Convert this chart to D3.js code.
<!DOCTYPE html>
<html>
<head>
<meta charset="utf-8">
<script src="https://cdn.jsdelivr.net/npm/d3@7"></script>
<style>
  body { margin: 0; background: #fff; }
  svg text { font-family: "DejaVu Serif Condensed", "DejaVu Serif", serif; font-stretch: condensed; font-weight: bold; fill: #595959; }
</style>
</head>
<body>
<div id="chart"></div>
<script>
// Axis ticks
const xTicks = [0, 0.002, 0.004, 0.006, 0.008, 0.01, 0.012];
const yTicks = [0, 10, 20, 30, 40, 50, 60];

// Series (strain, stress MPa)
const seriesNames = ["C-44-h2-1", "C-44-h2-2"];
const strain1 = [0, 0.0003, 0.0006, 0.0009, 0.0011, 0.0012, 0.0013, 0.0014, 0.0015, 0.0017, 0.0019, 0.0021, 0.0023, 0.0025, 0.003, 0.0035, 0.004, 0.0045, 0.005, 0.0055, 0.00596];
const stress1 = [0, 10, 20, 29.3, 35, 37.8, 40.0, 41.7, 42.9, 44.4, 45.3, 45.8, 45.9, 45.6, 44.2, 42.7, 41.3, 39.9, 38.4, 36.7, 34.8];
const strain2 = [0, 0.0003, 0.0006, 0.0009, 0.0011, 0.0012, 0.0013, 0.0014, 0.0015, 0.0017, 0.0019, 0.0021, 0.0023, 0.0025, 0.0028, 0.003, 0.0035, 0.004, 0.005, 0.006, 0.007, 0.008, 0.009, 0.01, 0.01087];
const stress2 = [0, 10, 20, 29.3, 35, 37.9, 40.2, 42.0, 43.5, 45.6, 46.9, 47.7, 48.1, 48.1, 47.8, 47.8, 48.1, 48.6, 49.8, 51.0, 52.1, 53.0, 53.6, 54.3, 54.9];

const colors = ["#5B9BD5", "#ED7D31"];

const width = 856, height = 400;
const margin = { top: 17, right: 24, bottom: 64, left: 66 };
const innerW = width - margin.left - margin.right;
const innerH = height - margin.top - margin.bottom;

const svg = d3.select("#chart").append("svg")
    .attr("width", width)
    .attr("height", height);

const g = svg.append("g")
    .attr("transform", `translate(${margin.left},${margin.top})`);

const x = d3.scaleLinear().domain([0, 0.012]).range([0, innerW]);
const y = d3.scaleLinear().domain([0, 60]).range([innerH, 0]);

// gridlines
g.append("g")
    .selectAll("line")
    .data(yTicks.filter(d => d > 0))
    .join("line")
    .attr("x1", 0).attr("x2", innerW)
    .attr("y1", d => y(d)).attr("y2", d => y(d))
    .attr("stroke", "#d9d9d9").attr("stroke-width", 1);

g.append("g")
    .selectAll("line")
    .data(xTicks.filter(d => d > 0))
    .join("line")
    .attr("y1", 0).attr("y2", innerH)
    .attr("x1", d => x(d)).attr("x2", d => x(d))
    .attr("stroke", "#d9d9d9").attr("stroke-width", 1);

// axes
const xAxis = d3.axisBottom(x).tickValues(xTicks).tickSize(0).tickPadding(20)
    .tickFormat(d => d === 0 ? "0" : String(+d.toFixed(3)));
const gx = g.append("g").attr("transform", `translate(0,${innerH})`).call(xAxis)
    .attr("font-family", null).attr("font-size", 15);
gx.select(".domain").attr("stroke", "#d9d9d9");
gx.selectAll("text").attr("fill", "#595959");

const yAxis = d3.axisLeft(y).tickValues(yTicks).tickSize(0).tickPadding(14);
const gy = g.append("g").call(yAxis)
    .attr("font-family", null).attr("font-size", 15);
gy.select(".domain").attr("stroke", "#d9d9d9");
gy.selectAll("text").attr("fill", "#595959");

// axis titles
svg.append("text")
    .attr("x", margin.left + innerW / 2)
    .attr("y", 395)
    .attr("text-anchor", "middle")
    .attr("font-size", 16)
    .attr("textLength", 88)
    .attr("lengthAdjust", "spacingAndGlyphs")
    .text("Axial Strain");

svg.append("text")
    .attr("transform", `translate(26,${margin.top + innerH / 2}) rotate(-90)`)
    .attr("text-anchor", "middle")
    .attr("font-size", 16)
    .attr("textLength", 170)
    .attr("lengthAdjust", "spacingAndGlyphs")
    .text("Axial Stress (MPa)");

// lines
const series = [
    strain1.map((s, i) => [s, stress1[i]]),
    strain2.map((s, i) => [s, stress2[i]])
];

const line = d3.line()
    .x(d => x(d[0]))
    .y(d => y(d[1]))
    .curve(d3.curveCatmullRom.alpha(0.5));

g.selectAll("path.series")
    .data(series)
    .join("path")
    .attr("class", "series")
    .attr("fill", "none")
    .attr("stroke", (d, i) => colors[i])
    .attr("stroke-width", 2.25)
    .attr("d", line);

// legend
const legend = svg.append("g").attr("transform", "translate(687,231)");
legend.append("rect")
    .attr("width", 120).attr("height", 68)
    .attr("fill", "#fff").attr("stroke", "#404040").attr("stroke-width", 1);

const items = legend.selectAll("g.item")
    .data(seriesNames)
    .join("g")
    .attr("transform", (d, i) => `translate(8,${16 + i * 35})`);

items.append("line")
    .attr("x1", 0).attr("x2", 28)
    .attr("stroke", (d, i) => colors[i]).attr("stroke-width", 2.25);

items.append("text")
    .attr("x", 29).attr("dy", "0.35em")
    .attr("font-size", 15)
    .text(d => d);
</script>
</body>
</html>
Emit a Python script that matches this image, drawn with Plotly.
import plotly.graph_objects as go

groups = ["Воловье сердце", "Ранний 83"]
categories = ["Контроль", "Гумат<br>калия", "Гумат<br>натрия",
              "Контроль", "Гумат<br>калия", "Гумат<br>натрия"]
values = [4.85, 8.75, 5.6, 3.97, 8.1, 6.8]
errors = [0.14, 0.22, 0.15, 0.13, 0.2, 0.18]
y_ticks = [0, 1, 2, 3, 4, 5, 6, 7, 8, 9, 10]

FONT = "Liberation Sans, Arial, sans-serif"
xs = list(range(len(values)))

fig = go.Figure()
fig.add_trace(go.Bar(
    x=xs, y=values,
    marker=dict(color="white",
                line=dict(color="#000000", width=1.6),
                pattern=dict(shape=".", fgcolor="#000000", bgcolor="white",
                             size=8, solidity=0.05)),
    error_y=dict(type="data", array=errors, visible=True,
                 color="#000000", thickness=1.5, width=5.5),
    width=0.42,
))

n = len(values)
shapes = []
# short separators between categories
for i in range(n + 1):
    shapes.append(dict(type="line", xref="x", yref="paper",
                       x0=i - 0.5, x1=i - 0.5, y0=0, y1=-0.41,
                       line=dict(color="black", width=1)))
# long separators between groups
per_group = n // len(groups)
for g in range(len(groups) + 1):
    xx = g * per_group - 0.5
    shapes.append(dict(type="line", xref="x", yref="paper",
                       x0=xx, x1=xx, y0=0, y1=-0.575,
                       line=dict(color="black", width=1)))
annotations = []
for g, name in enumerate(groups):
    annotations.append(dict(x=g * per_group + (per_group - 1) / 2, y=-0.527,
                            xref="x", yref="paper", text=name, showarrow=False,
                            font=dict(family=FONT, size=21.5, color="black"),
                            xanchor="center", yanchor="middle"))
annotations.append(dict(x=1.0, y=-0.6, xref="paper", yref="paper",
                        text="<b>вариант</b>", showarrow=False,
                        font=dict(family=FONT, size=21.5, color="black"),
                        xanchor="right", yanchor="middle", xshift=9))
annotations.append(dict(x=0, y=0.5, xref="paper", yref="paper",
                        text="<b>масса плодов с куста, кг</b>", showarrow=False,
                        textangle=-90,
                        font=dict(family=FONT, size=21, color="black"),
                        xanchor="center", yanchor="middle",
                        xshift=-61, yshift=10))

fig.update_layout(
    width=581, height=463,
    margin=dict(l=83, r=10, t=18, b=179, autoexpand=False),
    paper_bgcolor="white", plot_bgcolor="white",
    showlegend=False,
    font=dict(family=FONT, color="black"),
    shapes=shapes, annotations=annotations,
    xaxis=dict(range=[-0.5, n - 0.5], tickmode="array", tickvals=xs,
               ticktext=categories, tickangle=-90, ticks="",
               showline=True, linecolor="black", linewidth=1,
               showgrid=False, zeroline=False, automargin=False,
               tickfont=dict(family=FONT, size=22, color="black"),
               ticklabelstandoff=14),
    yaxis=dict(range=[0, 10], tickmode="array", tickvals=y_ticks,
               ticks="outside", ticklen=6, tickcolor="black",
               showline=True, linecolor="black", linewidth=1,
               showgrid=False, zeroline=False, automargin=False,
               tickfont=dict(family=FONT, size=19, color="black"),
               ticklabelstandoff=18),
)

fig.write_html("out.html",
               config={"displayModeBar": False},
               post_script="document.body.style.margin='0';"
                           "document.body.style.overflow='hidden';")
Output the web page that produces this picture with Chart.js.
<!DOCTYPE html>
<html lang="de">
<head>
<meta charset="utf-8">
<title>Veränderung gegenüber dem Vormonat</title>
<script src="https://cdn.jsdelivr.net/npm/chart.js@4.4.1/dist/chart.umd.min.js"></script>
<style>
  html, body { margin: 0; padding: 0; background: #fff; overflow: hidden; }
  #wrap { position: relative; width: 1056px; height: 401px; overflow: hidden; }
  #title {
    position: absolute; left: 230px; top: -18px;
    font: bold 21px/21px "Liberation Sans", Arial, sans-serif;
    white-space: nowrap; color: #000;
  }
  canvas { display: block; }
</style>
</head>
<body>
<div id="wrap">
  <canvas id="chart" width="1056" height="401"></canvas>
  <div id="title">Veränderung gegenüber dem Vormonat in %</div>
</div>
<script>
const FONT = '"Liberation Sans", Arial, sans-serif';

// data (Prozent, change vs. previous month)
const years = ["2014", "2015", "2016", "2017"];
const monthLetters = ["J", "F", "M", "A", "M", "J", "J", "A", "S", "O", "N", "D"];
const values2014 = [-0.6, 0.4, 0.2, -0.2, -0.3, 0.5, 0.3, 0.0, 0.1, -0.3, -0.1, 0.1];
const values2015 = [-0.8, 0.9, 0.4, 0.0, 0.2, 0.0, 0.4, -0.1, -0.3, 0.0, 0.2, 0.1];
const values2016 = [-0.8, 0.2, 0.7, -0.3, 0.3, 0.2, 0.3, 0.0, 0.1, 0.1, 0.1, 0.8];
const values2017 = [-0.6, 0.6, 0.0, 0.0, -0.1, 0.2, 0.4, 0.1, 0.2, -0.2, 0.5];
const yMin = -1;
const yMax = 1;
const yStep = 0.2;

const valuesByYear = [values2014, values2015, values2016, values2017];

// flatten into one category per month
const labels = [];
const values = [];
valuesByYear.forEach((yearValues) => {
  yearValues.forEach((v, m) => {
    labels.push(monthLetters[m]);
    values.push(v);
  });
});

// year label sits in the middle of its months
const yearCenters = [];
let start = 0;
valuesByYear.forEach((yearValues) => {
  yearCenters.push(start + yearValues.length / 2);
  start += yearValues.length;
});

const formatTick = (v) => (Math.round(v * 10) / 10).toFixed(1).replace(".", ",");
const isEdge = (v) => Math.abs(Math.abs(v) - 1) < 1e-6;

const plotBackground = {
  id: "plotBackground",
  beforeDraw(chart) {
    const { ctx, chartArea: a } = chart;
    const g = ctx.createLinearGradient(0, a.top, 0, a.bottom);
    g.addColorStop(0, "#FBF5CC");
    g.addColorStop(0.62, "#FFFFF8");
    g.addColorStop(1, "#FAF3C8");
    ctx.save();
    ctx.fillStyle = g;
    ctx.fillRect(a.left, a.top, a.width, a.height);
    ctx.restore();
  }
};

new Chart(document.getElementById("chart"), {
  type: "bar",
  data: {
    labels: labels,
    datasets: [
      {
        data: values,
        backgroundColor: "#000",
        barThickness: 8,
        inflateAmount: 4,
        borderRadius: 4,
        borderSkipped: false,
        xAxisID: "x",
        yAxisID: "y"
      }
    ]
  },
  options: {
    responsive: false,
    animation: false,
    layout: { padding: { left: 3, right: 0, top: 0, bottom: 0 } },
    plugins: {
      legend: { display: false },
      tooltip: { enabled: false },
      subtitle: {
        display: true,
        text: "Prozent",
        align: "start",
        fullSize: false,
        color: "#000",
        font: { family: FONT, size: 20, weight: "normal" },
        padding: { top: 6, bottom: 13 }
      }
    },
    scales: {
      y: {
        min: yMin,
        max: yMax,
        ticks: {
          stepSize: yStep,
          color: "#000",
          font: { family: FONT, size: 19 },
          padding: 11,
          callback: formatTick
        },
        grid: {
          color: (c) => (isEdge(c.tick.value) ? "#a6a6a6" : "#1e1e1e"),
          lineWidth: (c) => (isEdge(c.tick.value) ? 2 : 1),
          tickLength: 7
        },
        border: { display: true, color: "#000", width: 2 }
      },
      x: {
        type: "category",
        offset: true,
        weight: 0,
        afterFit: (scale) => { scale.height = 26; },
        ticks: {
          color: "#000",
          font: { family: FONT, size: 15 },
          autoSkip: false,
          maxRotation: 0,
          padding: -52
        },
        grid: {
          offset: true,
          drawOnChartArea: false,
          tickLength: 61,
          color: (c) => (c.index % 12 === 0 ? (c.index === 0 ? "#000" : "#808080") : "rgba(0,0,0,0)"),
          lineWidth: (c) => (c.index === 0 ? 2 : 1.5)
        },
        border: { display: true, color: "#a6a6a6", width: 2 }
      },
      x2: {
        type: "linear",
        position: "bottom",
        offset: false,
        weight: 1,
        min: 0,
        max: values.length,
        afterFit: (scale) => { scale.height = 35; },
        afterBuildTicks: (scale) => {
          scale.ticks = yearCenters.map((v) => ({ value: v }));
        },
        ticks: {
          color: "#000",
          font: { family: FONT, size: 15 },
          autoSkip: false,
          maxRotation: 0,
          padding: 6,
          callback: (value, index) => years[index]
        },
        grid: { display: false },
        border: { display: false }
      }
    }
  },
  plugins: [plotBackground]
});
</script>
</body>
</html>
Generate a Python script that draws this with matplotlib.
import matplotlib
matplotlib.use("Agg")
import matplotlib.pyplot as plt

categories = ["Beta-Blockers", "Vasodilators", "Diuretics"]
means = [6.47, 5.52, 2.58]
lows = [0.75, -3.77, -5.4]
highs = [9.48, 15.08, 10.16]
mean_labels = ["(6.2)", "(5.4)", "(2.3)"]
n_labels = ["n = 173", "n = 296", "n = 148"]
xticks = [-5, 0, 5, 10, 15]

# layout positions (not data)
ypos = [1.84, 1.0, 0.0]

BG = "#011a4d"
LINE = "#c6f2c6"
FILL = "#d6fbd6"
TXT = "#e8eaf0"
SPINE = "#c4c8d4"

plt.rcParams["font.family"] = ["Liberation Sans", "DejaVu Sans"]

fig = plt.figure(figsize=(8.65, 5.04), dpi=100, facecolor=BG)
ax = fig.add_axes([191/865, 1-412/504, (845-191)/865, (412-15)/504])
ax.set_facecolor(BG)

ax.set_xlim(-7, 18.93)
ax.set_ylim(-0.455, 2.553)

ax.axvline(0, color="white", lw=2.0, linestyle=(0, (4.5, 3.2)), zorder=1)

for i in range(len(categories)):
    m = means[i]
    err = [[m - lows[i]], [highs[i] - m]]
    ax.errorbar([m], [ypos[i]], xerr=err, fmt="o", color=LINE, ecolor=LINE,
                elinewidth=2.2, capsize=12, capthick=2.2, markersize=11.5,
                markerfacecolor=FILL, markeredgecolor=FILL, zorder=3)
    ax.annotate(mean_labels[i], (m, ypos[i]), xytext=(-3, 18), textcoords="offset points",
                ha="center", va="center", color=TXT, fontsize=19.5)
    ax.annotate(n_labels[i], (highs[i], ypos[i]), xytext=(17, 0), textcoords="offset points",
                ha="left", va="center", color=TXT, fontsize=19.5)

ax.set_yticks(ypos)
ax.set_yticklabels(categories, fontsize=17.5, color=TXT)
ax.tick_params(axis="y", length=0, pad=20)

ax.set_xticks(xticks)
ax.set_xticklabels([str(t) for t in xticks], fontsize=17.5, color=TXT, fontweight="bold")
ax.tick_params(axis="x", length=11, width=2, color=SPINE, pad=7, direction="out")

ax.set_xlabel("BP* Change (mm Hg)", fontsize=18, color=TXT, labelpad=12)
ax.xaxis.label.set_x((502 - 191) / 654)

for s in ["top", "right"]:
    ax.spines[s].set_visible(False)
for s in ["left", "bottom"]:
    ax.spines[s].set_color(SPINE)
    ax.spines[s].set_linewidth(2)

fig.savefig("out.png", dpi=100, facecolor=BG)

########

» **Problem statement**:
Emit an exact copy of the lines spanning the start of the records to the line containing "const yTicks = [0, 10, 20, 30, 40, 50, 60];", inclusive, and no other output.

» **Output for this task**:
Convert this chart to D3.js code.
<!DOCTYPE html>
<html>
<head>
<meta charset="utf-8">
<script src="https://cdn.jsdelivr.net/npm/d3@7"></script>
<style>
  body { margin: 0; background: #fff; }
  svg text { font-family: "DejaVu Serif Condensed", "DejaVu Serif", serif; font-stretch: condensed; font-weight: bold; fill: #595959; }
</style>
</head>
<body>
<div id="chart"></div>
<script>
// Axis ticks
const xTicks = [0, 0.002, 0.004, 0.006, 0.008, 0.01, 0.012];
const yTicks = [0, 10, 20, 30, 40, 50, 60];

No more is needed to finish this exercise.